The Lessons From the Tory Defeat

Mark Steyn notes:

Two months ago, the Labour government was exhausted and discredited, under an unpopular leader presiding over the ruins of an economic policy he was largely responsible for and which had finally caught up with him. “Dave” Cameron, on the other hand, had signed up to every shallow, pandering fancy the slickers had recommended (I seem to recall more than a few Republican “reformers” recommending the Cameronization of the GOP).

And what was that worth in the end? There was a swing of over six per cent against Labour, and barely three-fifths of that went to the Conservatives. I can’t say I’ve ever cared for Cameron, but, whenever I raised the point with Tory heavyweights, I was told that they didn’t personally care for him either but “he smelt like a winner”. As I wrote over four years ago:

This is dangerously close to the rationale of Democratic primary voters in 2004, when they told pollsters that what they liked most about John Kerry was his “electability”. Sadly, electability isn’t enough to get you elected.

It looks as though Cameron will be able to get in to Number 10, but at the price of Liberal-Democrat support…and this means he won’t be able to do even the slightest Tory thing. Any attempt to move even slightly right will cause the coalition to collapse – and given that Cameron did run as a centrist, get-the-job-done kind of politician, we can expect him to toe the Liberal-Democrat line in order to retain office.

This is the likely death of the Tory Party – they’ll get all the blame for everything which is about to go wrong and when a vote is held (probably only in a year or two as Britain does not have rigidly scheduled elections as we do) they’ll be wiped out. The only way to avoid this is for Cameron to eschew power – and he doesn’t seem to have the backbone to do this.

Why does this matter to us? Because what happened to the Tories is precisely what the liberals and RINOs want to happen to the Republican Party. They want us to mute our conservatism; move away from Evangelicals; drop the life issue; surrender on gay marriage; not be serious about border security. In liberal and RINO prescription, the only way for the GOP to save itself is to surrender core principle. Well, the Tories did that, and look what they got.

The key to victory is to stand firm – but even if it were the demonstrable recipe for defeat, it would still be the way to go. Liberalism is a dying creed. Its economic prescriptions have proven false and no matter how hard they try to juggle the books, the ultimate collapse of this fiat money economy is certain. They are also dying in the sense that they are the party of despair, dissolution and death. They are trying to import voters because they won’t got out and make them on their own. They are finished.

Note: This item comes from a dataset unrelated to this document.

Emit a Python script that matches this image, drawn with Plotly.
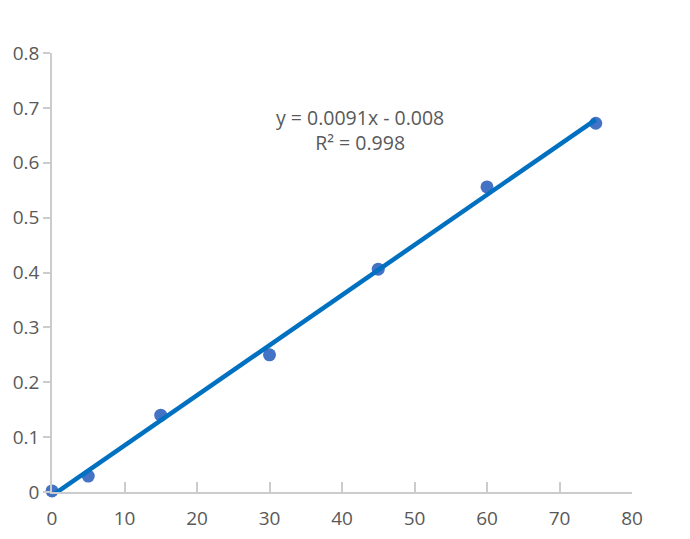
import numpy as np
import plotly.graph_objects as go

# Data
time_x = [0, 5, 15, 30, 45, 60, 75]
absorbance = [0.002, 0.029, 0.14, 0.25, 0.406, 0.556, 0.672]
x_ticks = [0, 10, 20, 30, 40, 50, 60, 70, 80]
y_ticks = [0, 0.1, 0.2, 0.3, 0.4, 0.5, 0.6, 0.7, 0.8]
y_tick_text = ['0', '0.1', '0.2', '0.3', '0.4', '0.5', '0.6', '0.7', '0.8']

MARKER_COLOR = '#4472C4'
LINE_COLOR = '#0070C0'
AXIS_COLOR = '#CCCCCC'
TEXT_COLOR = '#595959'
FONT = 'Open Sans, Noto Sans, sans-serif'

# Linear trendline
slope, intercept = np.polyfit(time_x, absorbance, 1)
trend_x = np.array([min(time_x), max(time_x)])
trend_y = slope * trend_x + intercept

fig = go.Figure()

fig.add_trace(go.Scatter(
    x=time_x,
    y=absorbance,
    mode='markers',
    marker=dict(color=MARKER_COLOR, size=13),
    cliponaxis=False,
    showlegend=False
))

fig.add_trace(go.Scatter(
    x=trend_x,
    y=trend_y,
    mode='lines',
    line=dict(color=LINE_COLOR, width=4.5),
    showlegend=False
))

fig.add_annotation(
    x=0.531, y=0.8235, xref='paper', yref='paper',
    xanchor='center', yanchor='middle',
    text='y = 0.0091x - 0.008<br>R² = 0.998',
    showarrow=False,
    font=dict(size=19.5, color=TEXT_COLOR, family=FONT),
    align='center'
)

fig.update_layout(
    width=690,
    height=539,
    paper_bgcolor='white',
    plot_bgcolor='white',
    margin=dict(l=44, r=66, t=45, b=55),
    font=dict(family=FONT, size=19, color=TEXT_COLOR),
    xaxis=dict(
        range=[0, 80],
        tickvals=x_ticks,
        showgrid=False,
        zeroline=False,
        showline=True,
        linecolor=AXIS_COLOR,
        linewidth=1.5,
        ticks='inside',
        ticklen=10,
        tickcolor=AXIS_COLOR,
        tickwidth=1.5,
        ticklabelstandoff=8,
        automargin=False
    ),
    yaxis=dict(
        range=[0, 0.8],
        tickvals=y_ticks,
        ticktext=y_tick_text,
        showgrid=False,
        zeroline=False,
        showline=True,
        linecolor=AXIS_COLOR,
        linewidth=1.5,
        ticks='outside',
        ticklen=7,
        tickcolor=AXIS_COLOR,
        tickwidth=1.5,
        automargin=False
    )
)

fig.write_html("out.html")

But they still dispose great resources of power – and thus they might be able to keep things going for a while and might even beat us at the polls. It makes no matter – their end is certain. And when that end comes, we want our side to be the blazing light of truth. We want it to be super abundantly clear that we had separated ourselves from liberalism and had nothing to do with it. We do that, and when the crash comes, our victory will be complete.

Or, we can RINO ourselves in to oblivion and allow liberalism to retain power by default. Not for me – I refuse to be a conservative who winds up conserving liberalism. I refuse the office of efficient manager of the welfare state. I stand firm, and await the final death of liberalism.